In simple cases, services can react to events without central coordination. In more complex workflows, orchestration becomes valuable. A process manager or workflow engine tracks which step has completed, which is pending, and which compensations are required. State transitions are persisted. Timeouts are handled deliberately. Retries are visible. This structure replaces the false simplicity of distributed UOW with explicit control. You can see where a process is stuck. You can reason about partial completion. You can resume or compensate without guesswork.

That visibility is impossible when everything is hidden behind a single commit call.

Why the Pattern Is So Tempting

Distributed UOW is tempting because it feels familiar. It allows developers to pretend they are still working in a monolith, just stretched across the network. But the complexity does not disappear. It accumulates in places that are harder to debug: locks, timeouts, partial commits, and recovery scripts run at three in the morning!

The patterns that replace it feel more complex at first because they surface reality instead of hiding it. Over time, they reduce surprises, incidents, and data corruption.
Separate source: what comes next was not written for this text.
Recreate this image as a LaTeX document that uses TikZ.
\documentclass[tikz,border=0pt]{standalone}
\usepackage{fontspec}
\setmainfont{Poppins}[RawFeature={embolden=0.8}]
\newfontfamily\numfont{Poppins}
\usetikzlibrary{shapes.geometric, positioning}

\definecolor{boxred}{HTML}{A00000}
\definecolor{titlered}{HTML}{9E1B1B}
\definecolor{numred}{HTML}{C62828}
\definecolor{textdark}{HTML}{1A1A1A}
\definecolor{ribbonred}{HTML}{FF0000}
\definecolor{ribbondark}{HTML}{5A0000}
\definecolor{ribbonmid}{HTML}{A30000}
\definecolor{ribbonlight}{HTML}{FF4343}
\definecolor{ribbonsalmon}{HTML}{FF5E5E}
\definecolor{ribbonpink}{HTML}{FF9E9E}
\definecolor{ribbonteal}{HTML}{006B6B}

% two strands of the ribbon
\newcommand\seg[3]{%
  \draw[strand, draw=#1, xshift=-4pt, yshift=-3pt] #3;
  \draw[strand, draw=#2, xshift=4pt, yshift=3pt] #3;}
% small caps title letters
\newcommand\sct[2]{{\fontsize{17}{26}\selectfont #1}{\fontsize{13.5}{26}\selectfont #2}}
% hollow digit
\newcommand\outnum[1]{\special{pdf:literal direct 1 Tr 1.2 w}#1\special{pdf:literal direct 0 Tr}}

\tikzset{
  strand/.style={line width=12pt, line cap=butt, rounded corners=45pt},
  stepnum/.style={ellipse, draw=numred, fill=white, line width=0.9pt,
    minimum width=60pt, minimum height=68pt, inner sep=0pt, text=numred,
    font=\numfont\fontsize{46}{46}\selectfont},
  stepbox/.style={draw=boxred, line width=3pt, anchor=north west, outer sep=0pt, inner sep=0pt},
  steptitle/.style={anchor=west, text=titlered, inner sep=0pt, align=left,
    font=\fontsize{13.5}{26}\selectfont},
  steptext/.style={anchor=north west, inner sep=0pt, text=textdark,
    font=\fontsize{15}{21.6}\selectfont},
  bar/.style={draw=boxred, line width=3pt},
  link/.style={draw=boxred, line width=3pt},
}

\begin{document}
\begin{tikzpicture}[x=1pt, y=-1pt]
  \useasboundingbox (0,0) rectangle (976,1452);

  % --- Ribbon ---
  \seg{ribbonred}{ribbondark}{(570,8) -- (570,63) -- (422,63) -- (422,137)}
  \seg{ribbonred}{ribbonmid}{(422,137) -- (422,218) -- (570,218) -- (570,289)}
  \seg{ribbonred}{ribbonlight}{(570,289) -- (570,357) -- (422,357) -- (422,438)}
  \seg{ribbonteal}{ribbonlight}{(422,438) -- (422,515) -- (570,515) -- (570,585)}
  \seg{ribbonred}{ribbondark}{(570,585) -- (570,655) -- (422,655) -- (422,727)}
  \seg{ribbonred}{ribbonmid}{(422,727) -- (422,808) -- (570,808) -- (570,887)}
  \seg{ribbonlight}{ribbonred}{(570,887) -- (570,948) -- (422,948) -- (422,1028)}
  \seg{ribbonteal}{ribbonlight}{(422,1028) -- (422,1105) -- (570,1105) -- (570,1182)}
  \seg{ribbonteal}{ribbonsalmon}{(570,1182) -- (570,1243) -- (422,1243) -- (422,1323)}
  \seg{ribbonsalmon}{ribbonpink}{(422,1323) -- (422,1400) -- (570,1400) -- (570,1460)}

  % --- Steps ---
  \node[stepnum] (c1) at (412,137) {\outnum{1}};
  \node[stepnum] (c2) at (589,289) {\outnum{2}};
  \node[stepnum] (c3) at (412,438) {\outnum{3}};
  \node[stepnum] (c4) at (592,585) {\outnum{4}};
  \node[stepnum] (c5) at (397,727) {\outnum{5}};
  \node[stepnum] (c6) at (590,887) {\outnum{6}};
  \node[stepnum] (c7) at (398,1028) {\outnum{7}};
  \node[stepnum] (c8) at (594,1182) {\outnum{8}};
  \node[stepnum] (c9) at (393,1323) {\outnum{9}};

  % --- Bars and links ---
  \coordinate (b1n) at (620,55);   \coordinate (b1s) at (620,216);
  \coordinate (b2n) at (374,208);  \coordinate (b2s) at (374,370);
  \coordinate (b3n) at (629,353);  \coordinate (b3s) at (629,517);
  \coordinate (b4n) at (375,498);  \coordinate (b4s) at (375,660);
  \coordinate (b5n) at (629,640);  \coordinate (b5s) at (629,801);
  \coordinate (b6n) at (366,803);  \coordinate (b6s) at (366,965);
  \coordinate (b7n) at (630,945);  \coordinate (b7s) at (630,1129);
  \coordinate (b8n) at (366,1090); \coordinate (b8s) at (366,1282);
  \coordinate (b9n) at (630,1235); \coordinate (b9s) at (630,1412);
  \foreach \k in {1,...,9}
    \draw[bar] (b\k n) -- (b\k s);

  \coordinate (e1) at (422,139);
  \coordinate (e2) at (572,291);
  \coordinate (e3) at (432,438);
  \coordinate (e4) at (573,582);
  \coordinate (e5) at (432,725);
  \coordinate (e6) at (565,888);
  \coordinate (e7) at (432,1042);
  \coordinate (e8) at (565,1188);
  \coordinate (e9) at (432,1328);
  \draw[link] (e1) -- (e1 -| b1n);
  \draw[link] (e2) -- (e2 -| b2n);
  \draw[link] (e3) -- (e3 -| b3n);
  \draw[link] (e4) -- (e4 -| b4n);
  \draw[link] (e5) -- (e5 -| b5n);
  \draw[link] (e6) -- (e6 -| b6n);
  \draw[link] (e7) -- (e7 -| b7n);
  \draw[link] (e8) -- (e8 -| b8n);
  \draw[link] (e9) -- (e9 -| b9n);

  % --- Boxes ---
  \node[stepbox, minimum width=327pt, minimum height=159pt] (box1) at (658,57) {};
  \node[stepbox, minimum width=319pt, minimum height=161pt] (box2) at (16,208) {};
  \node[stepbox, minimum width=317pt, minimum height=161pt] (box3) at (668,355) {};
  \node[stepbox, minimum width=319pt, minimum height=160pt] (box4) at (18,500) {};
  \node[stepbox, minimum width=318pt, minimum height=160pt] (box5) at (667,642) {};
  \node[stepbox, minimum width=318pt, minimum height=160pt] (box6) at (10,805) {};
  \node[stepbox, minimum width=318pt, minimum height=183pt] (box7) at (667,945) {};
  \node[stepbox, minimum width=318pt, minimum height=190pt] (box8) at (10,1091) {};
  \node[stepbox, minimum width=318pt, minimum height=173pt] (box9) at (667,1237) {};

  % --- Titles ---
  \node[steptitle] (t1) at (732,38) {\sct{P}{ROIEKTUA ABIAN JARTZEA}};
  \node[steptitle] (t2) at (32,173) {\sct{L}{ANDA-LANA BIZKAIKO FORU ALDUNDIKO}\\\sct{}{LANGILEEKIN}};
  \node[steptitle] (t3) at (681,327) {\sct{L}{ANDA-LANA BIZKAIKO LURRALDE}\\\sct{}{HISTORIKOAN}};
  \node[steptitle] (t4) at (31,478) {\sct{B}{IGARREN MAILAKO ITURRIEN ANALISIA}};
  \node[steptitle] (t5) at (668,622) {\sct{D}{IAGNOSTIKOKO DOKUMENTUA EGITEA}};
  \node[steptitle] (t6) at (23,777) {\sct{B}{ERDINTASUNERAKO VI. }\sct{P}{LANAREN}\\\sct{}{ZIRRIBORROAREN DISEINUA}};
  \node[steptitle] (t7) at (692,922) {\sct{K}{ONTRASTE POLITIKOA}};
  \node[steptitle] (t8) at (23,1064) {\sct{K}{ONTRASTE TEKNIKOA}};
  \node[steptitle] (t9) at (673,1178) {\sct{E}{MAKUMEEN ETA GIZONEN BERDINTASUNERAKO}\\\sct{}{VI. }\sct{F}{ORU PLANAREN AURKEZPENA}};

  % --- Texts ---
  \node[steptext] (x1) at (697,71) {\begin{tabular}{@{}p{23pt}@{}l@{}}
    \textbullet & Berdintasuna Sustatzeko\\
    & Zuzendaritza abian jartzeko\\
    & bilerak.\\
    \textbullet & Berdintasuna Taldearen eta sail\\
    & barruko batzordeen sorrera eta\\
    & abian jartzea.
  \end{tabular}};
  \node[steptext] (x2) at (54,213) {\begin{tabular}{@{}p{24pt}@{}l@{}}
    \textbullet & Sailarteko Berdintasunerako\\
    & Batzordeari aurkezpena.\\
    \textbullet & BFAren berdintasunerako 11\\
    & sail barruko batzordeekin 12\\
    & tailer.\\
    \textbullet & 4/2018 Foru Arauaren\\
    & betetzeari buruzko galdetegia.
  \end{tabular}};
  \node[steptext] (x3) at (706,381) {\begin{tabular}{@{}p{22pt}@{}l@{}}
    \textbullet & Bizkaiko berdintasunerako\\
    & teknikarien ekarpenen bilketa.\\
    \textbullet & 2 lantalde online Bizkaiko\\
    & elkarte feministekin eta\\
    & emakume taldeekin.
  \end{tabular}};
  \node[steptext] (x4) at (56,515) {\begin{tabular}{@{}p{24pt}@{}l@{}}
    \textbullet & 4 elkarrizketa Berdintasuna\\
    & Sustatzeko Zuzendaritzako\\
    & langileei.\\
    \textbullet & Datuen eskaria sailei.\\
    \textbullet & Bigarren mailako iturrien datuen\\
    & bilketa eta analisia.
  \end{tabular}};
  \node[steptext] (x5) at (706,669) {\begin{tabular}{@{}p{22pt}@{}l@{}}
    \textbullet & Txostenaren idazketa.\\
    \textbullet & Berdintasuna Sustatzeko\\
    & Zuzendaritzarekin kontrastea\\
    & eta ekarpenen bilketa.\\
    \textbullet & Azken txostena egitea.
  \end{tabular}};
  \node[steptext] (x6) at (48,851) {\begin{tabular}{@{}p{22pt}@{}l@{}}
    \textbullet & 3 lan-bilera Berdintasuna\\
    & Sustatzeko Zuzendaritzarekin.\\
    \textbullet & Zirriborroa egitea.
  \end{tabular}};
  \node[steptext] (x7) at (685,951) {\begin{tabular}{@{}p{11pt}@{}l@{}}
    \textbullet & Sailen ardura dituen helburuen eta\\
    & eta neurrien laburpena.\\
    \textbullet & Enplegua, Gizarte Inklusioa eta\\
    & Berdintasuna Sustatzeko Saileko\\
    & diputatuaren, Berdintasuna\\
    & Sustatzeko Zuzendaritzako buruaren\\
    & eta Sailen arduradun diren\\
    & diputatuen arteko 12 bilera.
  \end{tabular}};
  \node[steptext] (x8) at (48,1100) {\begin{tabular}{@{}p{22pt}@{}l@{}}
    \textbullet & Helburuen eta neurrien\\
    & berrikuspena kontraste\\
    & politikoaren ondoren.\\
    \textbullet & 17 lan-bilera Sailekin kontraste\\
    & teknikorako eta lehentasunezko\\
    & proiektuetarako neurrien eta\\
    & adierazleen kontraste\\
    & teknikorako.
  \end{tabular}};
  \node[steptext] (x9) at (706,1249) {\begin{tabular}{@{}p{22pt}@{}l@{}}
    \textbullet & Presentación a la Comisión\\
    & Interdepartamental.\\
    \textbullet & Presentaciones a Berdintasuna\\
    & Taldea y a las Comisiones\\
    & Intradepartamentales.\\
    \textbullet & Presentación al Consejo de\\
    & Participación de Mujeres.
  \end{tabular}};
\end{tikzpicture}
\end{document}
None of this means UOW is obsolete.

It remains a great pattern inside a service boundary. It remains the right abstraction for coordinating changes within a single database. The mistake is letting it leak beyond that boundary.

Once the boundary is crossed, the rules change.
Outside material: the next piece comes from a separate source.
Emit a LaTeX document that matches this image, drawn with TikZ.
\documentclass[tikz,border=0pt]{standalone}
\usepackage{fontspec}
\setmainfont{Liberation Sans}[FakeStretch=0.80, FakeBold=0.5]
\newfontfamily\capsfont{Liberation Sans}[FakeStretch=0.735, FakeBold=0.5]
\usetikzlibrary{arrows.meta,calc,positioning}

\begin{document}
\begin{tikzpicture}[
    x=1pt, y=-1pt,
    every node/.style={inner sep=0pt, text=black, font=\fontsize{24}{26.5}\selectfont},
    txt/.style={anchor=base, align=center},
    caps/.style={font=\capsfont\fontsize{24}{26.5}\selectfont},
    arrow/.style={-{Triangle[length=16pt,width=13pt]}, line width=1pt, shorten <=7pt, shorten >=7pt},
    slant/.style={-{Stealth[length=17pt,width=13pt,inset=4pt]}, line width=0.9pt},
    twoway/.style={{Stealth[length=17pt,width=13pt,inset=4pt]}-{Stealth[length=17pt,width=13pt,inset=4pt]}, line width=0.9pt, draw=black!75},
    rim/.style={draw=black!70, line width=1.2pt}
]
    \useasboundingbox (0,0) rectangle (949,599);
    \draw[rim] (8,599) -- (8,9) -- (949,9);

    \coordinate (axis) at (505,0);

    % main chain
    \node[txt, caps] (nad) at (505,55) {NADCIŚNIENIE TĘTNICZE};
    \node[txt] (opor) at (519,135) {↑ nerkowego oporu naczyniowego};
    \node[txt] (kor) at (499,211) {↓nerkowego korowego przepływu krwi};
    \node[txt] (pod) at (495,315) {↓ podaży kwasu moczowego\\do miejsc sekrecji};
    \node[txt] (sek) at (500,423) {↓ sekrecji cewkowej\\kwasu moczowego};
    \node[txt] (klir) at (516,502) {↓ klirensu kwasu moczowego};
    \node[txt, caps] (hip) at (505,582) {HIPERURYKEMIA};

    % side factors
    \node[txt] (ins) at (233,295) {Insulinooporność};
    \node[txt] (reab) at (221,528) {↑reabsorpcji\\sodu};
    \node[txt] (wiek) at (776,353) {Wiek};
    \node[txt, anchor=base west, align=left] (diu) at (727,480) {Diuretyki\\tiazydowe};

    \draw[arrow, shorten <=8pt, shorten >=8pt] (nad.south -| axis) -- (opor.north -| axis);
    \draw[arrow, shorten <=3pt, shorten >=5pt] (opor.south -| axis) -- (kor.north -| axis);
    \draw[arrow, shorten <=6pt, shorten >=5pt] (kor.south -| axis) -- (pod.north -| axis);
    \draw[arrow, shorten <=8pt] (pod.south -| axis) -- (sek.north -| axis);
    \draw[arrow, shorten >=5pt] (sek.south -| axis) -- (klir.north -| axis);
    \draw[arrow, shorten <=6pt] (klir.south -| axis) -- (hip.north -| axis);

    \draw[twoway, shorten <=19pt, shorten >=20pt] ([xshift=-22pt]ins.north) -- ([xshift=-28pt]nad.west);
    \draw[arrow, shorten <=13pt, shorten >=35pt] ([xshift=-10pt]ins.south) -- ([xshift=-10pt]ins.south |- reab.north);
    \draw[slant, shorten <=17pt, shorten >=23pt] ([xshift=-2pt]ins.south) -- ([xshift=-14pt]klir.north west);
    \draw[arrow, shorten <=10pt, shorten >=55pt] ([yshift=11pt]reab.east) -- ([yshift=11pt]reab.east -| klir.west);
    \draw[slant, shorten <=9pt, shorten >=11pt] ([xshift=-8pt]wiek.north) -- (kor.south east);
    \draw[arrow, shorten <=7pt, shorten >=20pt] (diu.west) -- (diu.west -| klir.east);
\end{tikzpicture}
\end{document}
The failure of UOW in distributed systems is not a tooling issue or a framework limitation. It is a mismatch between assumptions and reality. Distributed systems do not offer global atomicity. They offer unreliable communication, partial failure, and eventual delivery. Designs that embrace those properties succeed. Designs that fight them collapse under load.

If you stop trying to make a distributed system behave like a local one, the architecture becomes clearer, the failure modes become manageable, and the system becomes something you can actually operate in production.

You also dont get as many call outs at 3:00 am when all the over night processes collapse!